It is the kind of weather that all bowlers dream of because it means that a few more days of being outside with friends, a pint of ale at lunch in front of the crackling club fire, another game and afternoon tea and cake.
But, at the this precise moment, outside, it is pouring with rain and vast puddles of water have collected on the surface. You know from experience that the greens committee will have to rule no play for at least four days and maybe even a whole week - and that is if it stops raining soon.
The problem for your green, like so many around the British Isles, is caused by lack or adequate drainage or in a lot of cases, no drainage at all.
Historically, like golf courses too, the land was levelled and seeded by volunteers on little or no budget and to this day, again through lack of funds, many greens remain a sponge instead of draining freely. The soil, often pure clay just has none of the construction properties that exist today.
Even greens that may have an old system of clay drains set out in a herringbone formation, time has seen the fine particles of top dressing filter down through the soil structure and silt up the passage. Quite simply, water cannot infiltrate nor pass out to the outfall area.
The consequence is waterlogging of the surface and it will take time as drainage ensues. - or hydraulic conductivity if you use the technical speak.
It need not be this way as I am sure Abbeydale Sports Club will testify.
This Sheffield bowling club borders the Derbyshire Moors and its crown bowling green was built in the 1940's. Being so close to the moors means higher than the average rainfall, consequently, play was often disrupted due to waterlogging.
Head Groundsman Karl Fulford explained: “New building on an old rugby pitch at the back of the green has disturbed the ground, which may have interfered with the water table.
“The green is completely enclosed by trees. Some of the overgrown laurels must be 30 to 40ft high, and although they provide privacy for the members and shield them from activity on the adjacent sports pitches, they don’t help the air to circulate. The green takes a long time to dry off.”
Combined with the extra water coming off the moors and it is not difficult to understand why, apart from two weeks of dry frosty weather, this particular crown bowling green has held surface water for nine months.
Karl reported a compaction pan 2ft down, and anaerobic soil conditions on one side of the green and we were contacted to apply deep aeration treatment to the area, using their terralift equipment.

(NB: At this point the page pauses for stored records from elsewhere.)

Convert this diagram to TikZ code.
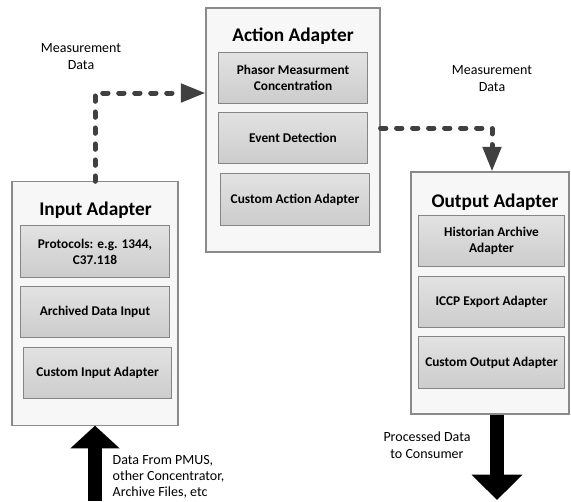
\documentclass[tikz,border=0pt]{standalone}
\usepackage{fontspec}
\setmainfont{Carlito}
\usetikzlibrary{arrows.meta,positioning,calc}

\definecolor{boxline}{HTML}{8A8A8A}
\definecolor{boxfill}{HTML}{F7F7F7}
\definecolor{subline}{HTML}{858585}
\definecolor{subtop}{HTML}{E2E2E2}
\definecolor{subbot}{HTML}{CCCCCC}
\definecolor{flowgray}{HTML}{404040}

\begin{document}
\begin{tikzpicture}[
  x=0.75pt, y=-0.75pt,
  font=\fontsize{10.5}{12.8}\selectfont,
  % ---- Node styles ----
  outer/.style={draw=boxline, fill=boxfill, line width=0.8pt, minimum width=124.5pt,
                minimum height=182.5pt, inner sep=0pt},
  inner/.style={draw=subline, line width=0.6pt, top color=subtop, bottom color=subbot,
                minimum width=111.5pt, minimum height=38.5pt, align=center, inner sep=2pt,
                font=\fontsize{10}{12}\selectfont\bfseries},
  title/.style={font=\fontsize{14.5}{16}\selectfont\bfseries},
  label/.style={align=center},
  % ---- Lines ----
  dline/.style={draw=flowgray, line width=3.75pt, line cap=round, line join=round,
                dash pattern=on 4pt off 8pt,
                -{Triangle[length=18.5pt, width=13.5pt]}},
  bigarrow/.style={draw=black, line width=10.5pt,
                   -{Triangle[length=17pt, width=36pt]}}
]

\useasboundingbox (0,0) rectangle (571,501);

% ===== Outer adapter boxes =====
\node[outer] (inA)  at (95,  303.5) {};
\node[outer, minimum width=130.5pt, minimum height=183pt] (actA) at (293, 130) {};
\node[outer, minimum width=118.5pt, minimum height=181.5pt] (outA) at (490, 293) {};

% ===== Titles =====
\node[title] (inT)  at (95.5, 210) {Input Adapter};
\node[title] (actT) at (293,  36)  {Action Adapter};
\node[title] (outT) at (495,  202) {Output Adapter};

% ===== Input adapter parts =====
\node[inner] (proto) at (95,  251.5) {Protocols: e.g. 1344,\\C37.118};
\node[inner] (arch)  at (95,  312)   {Archived Data Input};
\node[inner] (cusIn) at (97.5,373)   {Custom Input Adapter};

% ===== Action adapter parts =====
\node[inner] (pmc)   at (293, 78)    {Phasor Measurment\\Concentration};
\node[inner] (event) at (293, 138)   {Event Detection};
\node[inner] (cusAc) at (295, 199.5) {Custom Action Adapter};

% ===== Output adapter parts =====
\node[inner, minimum width=110pt] (hist)   at (491.5, 241)   {Historian Archive\\Adapter};
\node[inner, minimum width=110pt] (iccp)   at (491.5, 302)   {ICCP Export Adapter};
\node[inner, minimum width=110pt] (cusOut) at (491.5, 362.5) {Custom Output Adapter};

% ===== Labels =====
\node[label] (measL) at (81, 57)  {Measurement\\Data};
\node[label] (measR) at (492, 79) {Measurement\\Data};
\node[align=left, anchor=north west, font=\fontsize{10.5}{12}\selectfont] (srcTxt) at (108, 451)
  {Data From PMUS,\\other Concentrator,\\Archive Files, etc};
\node[label] (sinkTxt) at (427, 445) {Processed Data\\to Consumer};

% ===== Connections =====
\coordinate (bendA) at (95, 93);
\draw[dline] (inA.north) -- (bendA) -- (actA.west |- bendA);

\coordinate (bendB) at (492, 128);
\draw[dline] (actA.east |- bendB) -- (bendB) -- (outA.north -| bendB);

% big feed arrows
\coordinate (srcIn)   at (95, 501);
\coordinate (sinkOut) at (497, 500);
\draw[bigarrow] (srcIn) -- (inA.south);
\draw[bigarrow, line width=11pt, -{Triangle[length=19pt, width=37pt]}]
  (outA.south -| sinkOut) -- (sinkOut);

\end{tikzpicture}
\end{document}
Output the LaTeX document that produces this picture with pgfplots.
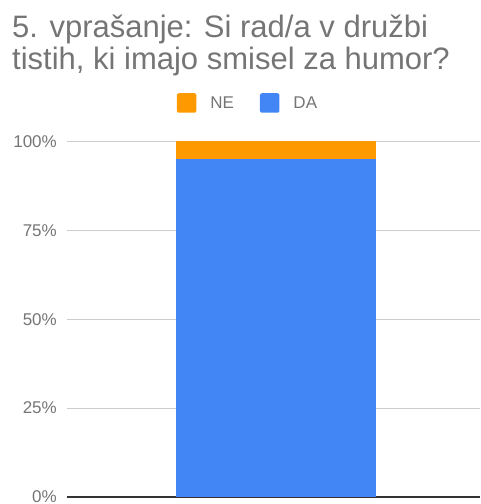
\documentclass[border=0pt]{standalone}
\usepackage{pgfplots}
\pgfplotsset{compat=1.18}
\usepackage{fontspec}
\setmainfont{Liberation Sans}
\definecolor{tgrey}{HTML}{757575}
\definecolor{gridc}{HTML}{CCCCCC}
\definecolor{basec}{HTML}{333333}
\definecolor{cda}{HTML}{4285F4}
\definecolor{cne}{HTML}{FF9900}
\begin{document}
\begin{tikzpicture}
\useasboundingbox (-67pt,-7pt) rectangle (413pt,497pt);
\node[anchor=base west, inner sep=0pt, text=tgrey, font=\fontsize{31}{33}\selectfont] at (-55pt,459pt) {5. vprašanje: Si rad/a v družbi};
\node[anchor=base west, inner sep=0pt, text=tgrey, font=\fontsize{31}{33}\selectfont] at (-55pt,427pt) {tistih, ki imajo smisel za humor?};
\begin{axis}[
  at={(0pt,0pt)}, anchor=south west,
  scale only axis, width=413pt, height=355.5pt,
  xmin=0, xmax=1, ymin=0, ymax=100,
  ybar stacked, bar width=200pt,
  axis line style={draw=none},
  xtick=\empty,
  ytick={25,50,75,100},
  yticklabels={25\%,50\%,75\%,100\%},
  extra y ticks={0}, extra y tick labels={0\%},
  extra y tick style={grid style={color=basec, line width=1.3pt}},
  ymajorgrids, grid style={color=gridc, line width=0.9pt},
  major tick length=0pt,
  /pgf/number format/assume math mode=true,
  tick label style={font=\fontsize{17}{19}\selectfont, text=tgrey},
  yticklabel style={anchor=east, inner sep=0pt, xshift=-10pt},
  clip=false,
  reverse legend,
  legend columns=-1,
  legend style={at={(0.4358,1.1083)}, anchor=center, draw=none, fill=none,
    font=\fontsize{17}{19}\selectfont, text=tgrey,
    /tikz/every even column/.append style={column sep=26pt},
    /tikz/every odd column/.append style={column sep=0pt},
    nodes={inner sep=0pt}},
  legend image code/.code={\fill[#1, rounded corners=2pt] (0pt,-9.75pt) rectangle (19.5pt,9.75pt); \path (33.5pt,0pt);},
]
\addplot[fill=cda, draw=none] coordinates {(0.506,95.2)};
\addplot[fill=cne, draw=none] coordinates {(0.506,4.8)};
\legend{DA,NE}
\end{axis}
\end{tikzpicture}
\end{document}
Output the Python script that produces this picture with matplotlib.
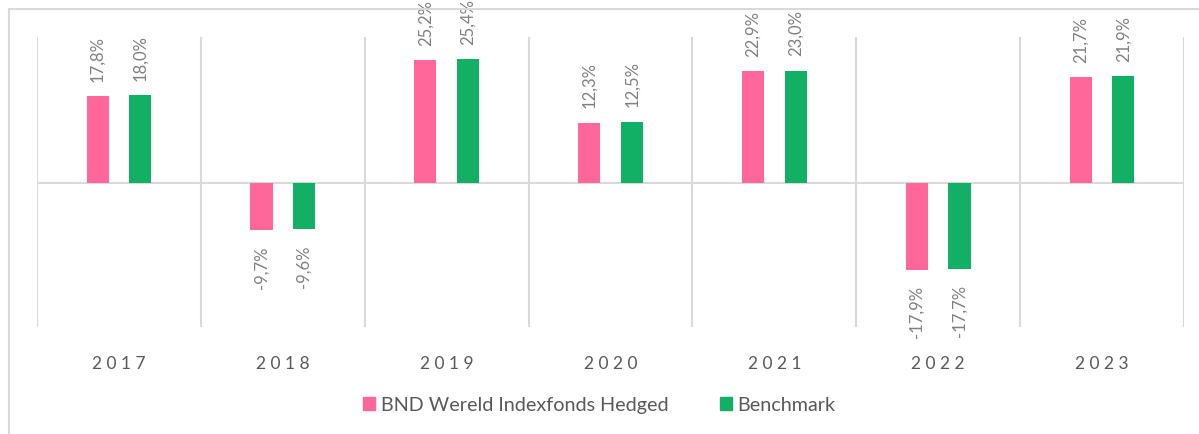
import numpy as np
import matplotlib.pyplot as plt
from matplotlib.patches import Rectangle, Patch

years = ['2017', '2018', '2019', '2020', '2021', '2022', '2023']
fund = [17.8, -9.7, 25.2, 12.3, 22.9, -17.9, 21.7]
bench = [18.0, -9.6, 25.4, 12.5, 23.0, -17.7, 21.9]
names = ['BND Wereld Indexfonds Hedged', 'Benchmark']

pink = '#FF6699'
green = '#12B064'
grey_txt = '#595959'
grid_c = '#D9D9D9'

plt.rcParams['font.family'] = ['Lato', 'DejaVu Sans']

fig = plt.figure(figsize=(11.99, 4.35), dpi=100)
# outer frame of the chart box
fig.patches.append(Rectangle((9 / 1199, -0.1), 1.2, 1.1 - 10 / 435, transform=fig.transFigure,
                             fill=False, edgecolor=grid_c, linewidth=1.5))

ax = fig.add_axes([37 / 1199, 1 - 328 / 435, (1184 - 37) / 1199, (328 - 38) / 435])
x = np.arange(len(years))
w = 0.135
off = 0.13
ax.bar(x - off, fund, w, color=pink, zorder=3)
ax.bar(x + off, bench, w, color=green, zorder=3)

def fmt(v):
    return ('%.1f%%' % v).replace('.', ',')

for xs, vals in ((x - off, fund), (x + off, bench)):
    for xi, v in zip(xs, vals):
        if v >= 0:
            ax.text(xi, v + 3.2, fmt(v), rotation=90, ha='center', va='bottom',
                    color='#808080', fontsize=12)
        else:
            ax.text(xi, v - 3.2, fmt(v), rotation=90, ha='center', va='top',
                    color='#808080', fontsize=12)

ax.set_xlim(-0.5, len(years) - 0.5)
ax.set_ylim(-29.7, 30)
for b in np.arange(-0.5, len(years), 1.0):
    ax.axvline(b, color=grid_c, linewidth=1.5, zorder=1)
ax.axhline(0, color=grid_c, linewidth=1.5, zorder=2)
for s in ax.spines.values():
    s.set_visible(False)
ax.set_yticks([])
ax.set_xticks(x)
ax.set_xticklabels([' '.join(y) for y in years], color=grey_txt, fontsize=12.5)
ax.tick_params(axis='x', length=0, pad=20)

handles = [Patch(color=pink), Patch(color=green)]
fig.legend(handles, names, loc='center', bbox_to_anchor=(0.5, 1 - 406 / 435), ncol=2,
           frameon=False, fontsize=14.2, labelcolor=grey_txt, handlelength=0.6,
           handleheight=0.6, handletextpad=0.3, columnspacing=2.6)

fig.savefig('out.png', dpi=100)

We asked Karl to spike the green ahead of us to relieve surface tension and minimise any disruption to the turf. Probing to a depth of one metre at two metre spacings on a staggered grid, we injected air at 10 bar and continually adjusted the setting to reduce the ground heave.
As the terralift proceeded to create underground fissures, the treatment produced fracturing from one hole to the next so that after the first three holes we had aerated over a 12 metre spread.”
The probe holes were filled with Lytag and Abbeydale Bowls Club played the next day.
Karl, who took over from his father as head groundsman, was delighted with the result and commented: “It’s worked a treat. The green is used constantly with morning, afternoon and evening sessions, and at the moment we’re bone dry.”